Daisy Fellowes

  • Lettre de Colette à la Princesse de Polignac n°8

    La Treille muscate

     

    Saint-Tropez,

     

    Var

    Très chère Winnie,

    Votre lettre m'a touchée infiniment. On devrait tout cacher, sauf l'amour, ( et encore !) aux êtres qu'on aime. Et ne leur montrer qu'un édifice de chair solide, d'âme cristalline, de sourires et d'éternité. Pourtant, sans mentir, je puis vous dire que je vais mieux. Sans doute ne me faut-il que du repos. Mais ceci est une médication extravagante.

    Hier une aimable surprise : Daisy Fellowes pousse ma grille et entre, venue à pied, légère, pareille à une jeune fille ! Vous pensez bien que nous l'avons reconduite à son parfait yacht, confortable merveille qui recélait, entre autres trésors, deux jeunes filles Fellowes inconnues de moi. La plus noire est superbe. Peut-être aurons-nous la bonne fortune de passer deux jours sur le "Sister Ann".

    Très chère Winnie, j'espère votre arrivée, j'espère votre séjour en Provence. Les deux me sont bien nécessaires, car j'ai pris au cours de longues années deux habitudes qui ne sont contradictoires qu'à première vue: celle de me passer de vous et celle de compter sur vous ! Je vous embrasse et je ne cesse de penser que vous serez tout à fait, cette année, victorieuse de tout et de vous-même. Maurice Goudeket est respectueusement à vos pieds.

    Colette.

  • Lettre de Colette à la Princesse de Polignac n°93

    (sans date)

    Très chère Winnie, c'est encore moi, car je vais de mieux en mieux, grâce au vent d'ouest.
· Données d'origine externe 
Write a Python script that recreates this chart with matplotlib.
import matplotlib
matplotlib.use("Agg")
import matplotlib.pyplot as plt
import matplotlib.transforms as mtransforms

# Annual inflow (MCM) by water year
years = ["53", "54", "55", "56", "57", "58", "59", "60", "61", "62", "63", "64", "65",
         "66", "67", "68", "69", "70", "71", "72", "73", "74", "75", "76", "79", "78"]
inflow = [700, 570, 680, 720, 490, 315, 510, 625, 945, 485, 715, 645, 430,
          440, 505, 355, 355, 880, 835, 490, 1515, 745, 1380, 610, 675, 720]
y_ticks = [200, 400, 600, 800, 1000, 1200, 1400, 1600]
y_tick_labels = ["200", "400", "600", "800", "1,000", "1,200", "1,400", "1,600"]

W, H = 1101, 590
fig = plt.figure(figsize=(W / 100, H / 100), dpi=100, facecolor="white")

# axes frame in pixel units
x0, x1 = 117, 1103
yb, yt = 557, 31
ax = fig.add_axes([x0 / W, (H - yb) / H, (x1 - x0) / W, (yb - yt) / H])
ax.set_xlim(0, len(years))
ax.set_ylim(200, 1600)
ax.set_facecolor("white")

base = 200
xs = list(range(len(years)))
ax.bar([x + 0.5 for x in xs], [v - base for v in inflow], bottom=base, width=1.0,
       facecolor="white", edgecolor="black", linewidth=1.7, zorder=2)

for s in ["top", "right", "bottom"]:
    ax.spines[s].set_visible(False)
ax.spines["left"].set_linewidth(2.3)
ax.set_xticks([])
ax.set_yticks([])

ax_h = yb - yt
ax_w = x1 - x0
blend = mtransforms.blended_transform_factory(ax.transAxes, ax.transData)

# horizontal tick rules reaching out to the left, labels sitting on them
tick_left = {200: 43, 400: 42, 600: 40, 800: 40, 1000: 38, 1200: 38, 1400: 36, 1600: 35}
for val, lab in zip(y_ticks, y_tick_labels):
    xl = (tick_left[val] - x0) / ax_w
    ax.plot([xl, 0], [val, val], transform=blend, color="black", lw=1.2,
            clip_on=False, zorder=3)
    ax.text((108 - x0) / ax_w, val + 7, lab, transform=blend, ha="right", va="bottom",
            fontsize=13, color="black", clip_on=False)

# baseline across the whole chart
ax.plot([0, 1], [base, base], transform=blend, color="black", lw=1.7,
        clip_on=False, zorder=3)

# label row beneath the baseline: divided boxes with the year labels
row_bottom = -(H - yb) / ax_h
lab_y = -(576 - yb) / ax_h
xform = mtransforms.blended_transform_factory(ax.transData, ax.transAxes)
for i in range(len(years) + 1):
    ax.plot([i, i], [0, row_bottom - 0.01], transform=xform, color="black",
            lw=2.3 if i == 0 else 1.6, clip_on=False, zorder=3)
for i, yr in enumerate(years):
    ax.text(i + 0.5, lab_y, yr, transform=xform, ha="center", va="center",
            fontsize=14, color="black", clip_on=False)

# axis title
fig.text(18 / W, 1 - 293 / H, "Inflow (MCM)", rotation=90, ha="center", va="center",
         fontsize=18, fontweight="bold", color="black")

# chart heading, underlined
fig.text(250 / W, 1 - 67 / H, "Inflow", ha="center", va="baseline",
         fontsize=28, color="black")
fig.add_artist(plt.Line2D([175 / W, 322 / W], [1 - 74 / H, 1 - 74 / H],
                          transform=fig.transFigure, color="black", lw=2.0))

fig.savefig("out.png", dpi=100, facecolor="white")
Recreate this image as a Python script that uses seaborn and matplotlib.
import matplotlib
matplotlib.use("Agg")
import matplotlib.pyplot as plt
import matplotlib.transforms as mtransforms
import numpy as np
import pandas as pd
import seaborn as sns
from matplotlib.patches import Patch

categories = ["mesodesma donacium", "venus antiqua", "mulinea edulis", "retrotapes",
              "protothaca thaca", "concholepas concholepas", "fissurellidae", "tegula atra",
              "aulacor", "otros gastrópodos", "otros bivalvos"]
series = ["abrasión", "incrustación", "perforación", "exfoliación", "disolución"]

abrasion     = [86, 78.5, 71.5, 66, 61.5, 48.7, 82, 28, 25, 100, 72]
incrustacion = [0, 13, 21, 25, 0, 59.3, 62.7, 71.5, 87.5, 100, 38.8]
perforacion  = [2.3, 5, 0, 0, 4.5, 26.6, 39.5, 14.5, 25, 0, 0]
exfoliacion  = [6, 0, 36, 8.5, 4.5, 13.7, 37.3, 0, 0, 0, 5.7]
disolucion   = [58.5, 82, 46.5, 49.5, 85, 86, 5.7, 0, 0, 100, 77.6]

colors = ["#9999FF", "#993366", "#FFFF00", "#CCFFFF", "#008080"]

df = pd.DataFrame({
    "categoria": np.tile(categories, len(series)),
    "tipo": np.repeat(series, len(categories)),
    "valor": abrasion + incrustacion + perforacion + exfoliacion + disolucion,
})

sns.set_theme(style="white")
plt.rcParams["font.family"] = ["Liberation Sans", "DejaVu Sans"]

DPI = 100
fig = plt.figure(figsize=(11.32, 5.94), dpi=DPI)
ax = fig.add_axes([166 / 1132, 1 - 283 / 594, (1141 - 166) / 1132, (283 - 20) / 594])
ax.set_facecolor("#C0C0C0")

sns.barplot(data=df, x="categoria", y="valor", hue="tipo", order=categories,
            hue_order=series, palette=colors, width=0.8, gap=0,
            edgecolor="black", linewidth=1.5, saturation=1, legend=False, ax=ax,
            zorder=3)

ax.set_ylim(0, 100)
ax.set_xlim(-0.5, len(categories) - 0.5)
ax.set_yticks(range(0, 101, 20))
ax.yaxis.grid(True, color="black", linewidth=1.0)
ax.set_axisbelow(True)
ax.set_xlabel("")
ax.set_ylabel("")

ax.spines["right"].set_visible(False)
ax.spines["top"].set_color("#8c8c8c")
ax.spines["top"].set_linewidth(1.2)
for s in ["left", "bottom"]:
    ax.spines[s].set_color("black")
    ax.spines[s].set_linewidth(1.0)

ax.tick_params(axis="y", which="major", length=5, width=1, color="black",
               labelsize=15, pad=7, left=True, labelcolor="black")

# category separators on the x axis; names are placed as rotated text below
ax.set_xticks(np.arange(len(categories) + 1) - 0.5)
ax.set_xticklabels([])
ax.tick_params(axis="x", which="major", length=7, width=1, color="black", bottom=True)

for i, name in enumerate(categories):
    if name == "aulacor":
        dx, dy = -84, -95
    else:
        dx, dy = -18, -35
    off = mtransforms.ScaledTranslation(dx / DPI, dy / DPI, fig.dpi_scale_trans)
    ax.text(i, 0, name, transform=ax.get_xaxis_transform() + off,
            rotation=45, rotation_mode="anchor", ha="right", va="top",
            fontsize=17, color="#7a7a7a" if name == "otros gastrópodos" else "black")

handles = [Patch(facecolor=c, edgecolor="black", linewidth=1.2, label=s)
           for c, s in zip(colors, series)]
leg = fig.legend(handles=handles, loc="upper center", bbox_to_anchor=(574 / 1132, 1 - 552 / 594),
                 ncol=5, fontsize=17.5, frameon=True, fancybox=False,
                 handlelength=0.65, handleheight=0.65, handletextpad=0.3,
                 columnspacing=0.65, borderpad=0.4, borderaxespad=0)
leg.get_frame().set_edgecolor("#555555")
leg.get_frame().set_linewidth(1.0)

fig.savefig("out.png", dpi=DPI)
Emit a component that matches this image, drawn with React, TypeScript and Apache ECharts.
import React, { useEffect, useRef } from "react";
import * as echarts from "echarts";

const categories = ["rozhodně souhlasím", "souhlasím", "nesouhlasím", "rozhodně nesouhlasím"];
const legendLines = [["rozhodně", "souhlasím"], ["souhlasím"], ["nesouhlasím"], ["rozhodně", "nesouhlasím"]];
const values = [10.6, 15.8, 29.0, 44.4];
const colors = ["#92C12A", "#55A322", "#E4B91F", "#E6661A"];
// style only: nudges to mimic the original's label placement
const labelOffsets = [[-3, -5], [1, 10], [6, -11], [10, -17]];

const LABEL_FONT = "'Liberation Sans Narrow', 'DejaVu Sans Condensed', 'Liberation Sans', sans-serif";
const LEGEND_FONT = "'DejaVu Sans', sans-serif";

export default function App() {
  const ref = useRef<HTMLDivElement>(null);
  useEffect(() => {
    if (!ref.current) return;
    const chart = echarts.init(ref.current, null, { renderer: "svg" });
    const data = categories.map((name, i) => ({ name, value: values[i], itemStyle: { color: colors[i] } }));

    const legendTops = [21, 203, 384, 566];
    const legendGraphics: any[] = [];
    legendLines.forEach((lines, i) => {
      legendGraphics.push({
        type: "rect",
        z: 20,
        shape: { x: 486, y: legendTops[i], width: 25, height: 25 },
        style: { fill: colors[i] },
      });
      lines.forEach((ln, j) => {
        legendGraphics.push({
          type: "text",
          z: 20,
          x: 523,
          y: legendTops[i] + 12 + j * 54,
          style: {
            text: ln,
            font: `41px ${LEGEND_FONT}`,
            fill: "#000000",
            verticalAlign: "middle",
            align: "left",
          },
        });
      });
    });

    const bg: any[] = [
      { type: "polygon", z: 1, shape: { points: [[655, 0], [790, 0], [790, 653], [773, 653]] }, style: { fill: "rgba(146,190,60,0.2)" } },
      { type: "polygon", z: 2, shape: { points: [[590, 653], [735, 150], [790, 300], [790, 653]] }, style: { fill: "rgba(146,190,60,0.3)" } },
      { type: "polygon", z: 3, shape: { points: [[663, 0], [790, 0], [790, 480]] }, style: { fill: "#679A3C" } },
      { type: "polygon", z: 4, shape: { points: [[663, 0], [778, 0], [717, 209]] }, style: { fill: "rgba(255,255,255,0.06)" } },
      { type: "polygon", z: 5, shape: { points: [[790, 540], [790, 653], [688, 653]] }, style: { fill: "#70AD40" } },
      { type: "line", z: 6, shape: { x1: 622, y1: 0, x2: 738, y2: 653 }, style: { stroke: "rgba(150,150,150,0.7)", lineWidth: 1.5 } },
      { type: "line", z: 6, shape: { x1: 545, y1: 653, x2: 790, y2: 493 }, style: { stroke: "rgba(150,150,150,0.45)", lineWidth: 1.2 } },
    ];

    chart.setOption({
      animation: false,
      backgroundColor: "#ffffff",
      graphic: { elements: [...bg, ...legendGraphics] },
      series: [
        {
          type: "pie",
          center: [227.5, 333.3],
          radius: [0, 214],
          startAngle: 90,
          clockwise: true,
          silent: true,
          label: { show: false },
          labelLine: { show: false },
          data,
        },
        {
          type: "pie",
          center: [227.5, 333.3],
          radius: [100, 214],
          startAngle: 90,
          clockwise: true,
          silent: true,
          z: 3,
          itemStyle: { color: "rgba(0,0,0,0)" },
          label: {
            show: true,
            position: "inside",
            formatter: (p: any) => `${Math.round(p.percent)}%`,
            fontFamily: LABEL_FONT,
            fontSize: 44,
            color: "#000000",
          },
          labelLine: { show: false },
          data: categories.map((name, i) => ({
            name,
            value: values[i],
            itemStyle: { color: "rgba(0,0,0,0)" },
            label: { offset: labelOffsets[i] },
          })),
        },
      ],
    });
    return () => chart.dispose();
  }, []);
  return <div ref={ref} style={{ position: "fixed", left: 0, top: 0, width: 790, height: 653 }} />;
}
Maintenant, il faut que vous décidiez du jour où nous célèbrerons la truffe ensemble ! A cause de la négligence où mon mal a laissé le rudimentaire "studio", je ne déménagerai que vendredi prochain. Dans le pauvre Claridge en loques, des équipes d'ouvriers qui prétendent édifier en même temps une brasserie et un ascenseur, sévissent jour et nuit, et j'hésite à vous demander cette preuve d'affection : causer ensemble au rythme des marteaux. Pourtant j'ai grande envie et besoin de vous voir : si nous mangeons ensemble la truffe chez Mrs. Fellowes, ou chez vous, je dois savoir le jour au moins quatre jours à l'avance, pour que les truffes viennent à point de Cahors ! Voulez-vous laisser tomber, sur ces complications, un mot définitif ?

    Nous mangerons, léger et savoureux, le menu suivant :

    L'omelette au lard
    Les truffes
    Un joyeux fromage
    Et quelque fruit
    Peu de vin mais bon.

    Je me charge des truffes, (prière de me dire le nombre des convives), et du fromage, naturellement. Si cela vous plaît mieux, des oeufs en cocotte à la crème au lieu d'omelette. Il faut aborder la truffe avec une bouche fraîche, qui n'a rien goûté d'épicé.

    Les truffes, je les apporte toutes brossées, et j'arrive, ici ou là, à temps pour les faire cuire, la cuisson ne demandant pas plus d'une demie-heure, quarante minutes si le vin est très froid.

    Je me réjouis d'avance et vous embrasse et vous chéris. Votre Colette.

    Rien ne s'oppose, si vous le préfériez, à ce qu'un déjeuner remplace le dîner. Mais n'ayez pas peur du dîner, la truffe pure est très légère.